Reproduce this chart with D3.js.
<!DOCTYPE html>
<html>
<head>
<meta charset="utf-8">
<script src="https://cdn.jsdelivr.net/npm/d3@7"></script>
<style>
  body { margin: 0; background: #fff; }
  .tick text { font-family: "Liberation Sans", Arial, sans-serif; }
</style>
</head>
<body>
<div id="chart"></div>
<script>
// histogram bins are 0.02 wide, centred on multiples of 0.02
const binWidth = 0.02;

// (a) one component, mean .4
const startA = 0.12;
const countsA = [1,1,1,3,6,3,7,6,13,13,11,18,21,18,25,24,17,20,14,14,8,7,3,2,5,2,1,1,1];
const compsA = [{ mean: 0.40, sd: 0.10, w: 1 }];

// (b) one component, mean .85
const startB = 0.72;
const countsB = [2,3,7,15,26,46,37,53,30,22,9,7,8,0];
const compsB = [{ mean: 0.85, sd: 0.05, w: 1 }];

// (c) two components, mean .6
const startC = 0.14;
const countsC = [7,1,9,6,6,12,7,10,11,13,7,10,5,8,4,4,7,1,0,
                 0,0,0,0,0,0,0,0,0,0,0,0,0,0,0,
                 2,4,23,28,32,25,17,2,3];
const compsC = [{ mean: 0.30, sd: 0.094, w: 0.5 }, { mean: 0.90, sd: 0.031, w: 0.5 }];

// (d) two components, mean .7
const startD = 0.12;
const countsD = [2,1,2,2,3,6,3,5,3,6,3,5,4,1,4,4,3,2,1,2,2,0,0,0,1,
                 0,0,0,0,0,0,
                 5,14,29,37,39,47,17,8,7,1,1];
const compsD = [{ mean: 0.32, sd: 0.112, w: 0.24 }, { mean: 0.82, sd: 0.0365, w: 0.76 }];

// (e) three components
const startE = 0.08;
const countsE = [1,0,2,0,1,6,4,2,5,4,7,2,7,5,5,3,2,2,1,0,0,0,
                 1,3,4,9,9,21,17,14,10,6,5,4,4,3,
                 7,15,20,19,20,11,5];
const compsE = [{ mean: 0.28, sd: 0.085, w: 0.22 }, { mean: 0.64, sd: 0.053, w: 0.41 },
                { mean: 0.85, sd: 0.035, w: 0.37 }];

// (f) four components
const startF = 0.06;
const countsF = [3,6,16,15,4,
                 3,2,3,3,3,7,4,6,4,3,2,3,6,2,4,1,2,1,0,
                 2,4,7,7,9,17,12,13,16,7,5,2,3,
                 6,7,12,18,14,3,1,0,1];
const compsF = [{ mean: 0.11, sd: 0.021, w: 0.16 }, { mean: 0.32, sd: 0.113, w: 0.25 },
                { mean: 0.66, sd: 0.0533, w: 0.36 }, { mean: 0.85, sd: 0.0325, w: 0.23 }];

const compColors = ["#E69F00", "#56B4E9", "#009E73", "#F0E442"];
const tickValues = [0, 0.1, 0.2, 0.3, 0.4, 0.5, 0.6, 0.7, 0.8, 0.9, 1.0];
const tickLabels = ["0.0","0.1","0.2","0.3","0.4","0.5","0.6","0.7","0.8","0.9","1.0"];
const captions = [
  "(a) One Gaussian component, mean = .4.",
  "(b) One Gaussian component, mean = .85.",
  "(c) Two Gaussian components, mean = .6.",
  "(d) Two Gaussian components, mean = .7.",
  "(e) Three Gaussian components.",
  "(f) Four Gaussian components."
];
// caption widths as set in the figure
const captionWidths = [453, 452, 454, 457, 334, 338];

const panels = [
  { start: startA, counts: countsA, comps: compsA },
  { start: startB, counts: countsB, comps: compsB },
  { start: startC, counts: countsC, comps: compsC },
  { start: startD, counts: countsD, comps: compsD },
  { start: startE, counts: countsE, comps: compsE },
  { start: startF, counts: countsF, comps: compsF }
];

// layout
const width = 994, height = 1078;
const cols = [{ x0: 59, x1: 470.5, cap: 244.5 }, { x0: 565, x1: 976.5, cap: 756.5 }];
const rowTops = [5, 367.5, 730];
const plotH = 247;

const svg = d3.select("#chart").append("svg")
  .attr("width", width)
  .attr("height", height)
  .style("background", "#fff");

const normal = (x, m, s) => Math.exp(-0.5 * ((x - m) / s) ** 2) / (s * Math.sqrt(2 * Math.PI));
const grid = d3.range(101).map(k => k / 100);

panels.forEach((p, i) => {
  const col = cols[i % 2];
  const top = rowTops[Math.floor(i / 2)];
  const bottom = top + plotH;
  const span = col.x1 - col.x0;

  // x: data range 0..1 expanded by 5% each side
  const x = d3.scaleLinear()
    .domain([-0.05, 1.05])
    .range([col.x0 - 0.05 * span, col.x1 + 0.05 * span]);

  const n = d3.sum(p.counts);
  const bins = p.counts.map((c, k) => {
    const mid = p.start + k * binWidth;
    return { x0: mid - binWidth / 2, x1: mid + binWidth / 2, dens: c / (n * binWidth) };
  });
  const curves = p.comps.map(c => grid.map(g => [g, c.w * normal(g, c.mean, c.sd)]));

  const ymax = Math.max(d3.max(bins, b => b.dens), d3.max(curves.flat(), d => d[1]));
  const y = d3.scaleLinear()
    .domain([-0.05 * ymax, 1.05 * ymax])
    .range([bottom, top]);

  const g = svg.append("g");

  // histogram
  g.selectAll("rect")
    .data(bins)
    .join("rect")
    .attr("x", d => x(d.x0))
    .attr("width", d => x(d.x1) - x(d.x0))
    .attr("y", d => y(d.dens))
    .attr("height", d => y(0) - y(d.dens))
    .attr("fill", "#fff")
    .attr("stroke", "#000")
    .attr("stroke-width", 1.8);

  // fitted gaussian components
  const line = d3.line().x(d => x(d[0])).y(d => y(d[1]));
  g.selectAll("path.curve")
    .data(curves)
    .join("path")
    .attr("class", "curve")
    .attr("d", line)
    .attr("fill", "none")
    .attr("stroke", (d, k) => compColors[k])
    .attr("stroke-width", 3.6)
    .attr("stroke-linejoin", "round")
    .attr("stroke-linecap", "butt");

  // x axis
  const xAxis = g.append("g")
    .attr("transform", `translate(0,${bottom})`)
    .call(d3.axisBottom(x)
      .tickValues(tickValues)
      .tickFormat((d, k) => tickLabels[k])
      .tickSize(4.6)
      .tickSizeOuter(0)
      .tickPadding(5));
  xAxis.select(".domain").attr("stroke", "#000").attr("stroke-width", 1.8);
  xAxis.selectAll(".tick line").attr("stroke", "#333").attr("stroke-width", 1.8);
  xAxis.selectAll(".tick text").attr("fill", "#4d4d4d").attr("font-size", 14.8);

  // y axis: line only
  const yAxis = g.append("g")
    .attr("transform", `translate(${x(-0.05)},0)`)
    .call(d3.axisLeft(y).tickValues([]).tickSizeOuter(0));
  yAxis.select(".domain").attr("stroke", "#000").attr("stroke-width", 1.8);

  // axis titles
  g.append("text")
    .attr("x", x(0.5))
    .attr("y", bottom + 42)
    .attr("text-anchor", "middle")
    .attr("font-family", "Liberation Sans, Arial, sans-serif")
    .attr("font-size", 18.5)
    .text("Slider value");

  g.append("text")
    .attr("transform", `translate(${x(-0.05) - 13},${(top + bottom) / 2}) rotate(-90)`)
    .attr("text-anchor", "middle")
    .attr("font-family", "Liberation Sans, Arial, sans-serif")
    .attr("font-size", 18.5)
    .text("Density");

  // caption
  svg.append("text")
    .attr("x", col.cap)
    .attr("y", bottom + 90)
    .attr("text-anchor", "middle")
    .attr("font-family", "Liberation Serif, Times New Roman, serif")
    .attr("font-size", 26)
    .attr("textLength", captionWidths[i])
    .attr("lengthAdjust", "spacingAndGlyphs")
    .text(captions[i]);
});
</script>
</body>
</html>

------------------------------------------------------------------------

Set problem. Return exactly the lines that run from the top of the listing above to the line containing "const binWidth = 0.02;", please, keeping both end lines and leaving out everything else.

Final answer.
Reproduce this chart with D3.js.
<!DOCTYPE html>
<html>
<head>
<meta charset="utf-8">
<script src="https://cdn.jsdelivr.net/npm/d3@7"></script>
<style>
  body { margin: 0; background: #fff; }
  .tick text { font-family: "Liberation Sans", Arial, sans-serif; }
</style>
</head>
<body>
<div id="chart"></div>
<script>
// histogram bins are 0.02 wide, centred on multiples of 0.02
const binWidth = 0.02;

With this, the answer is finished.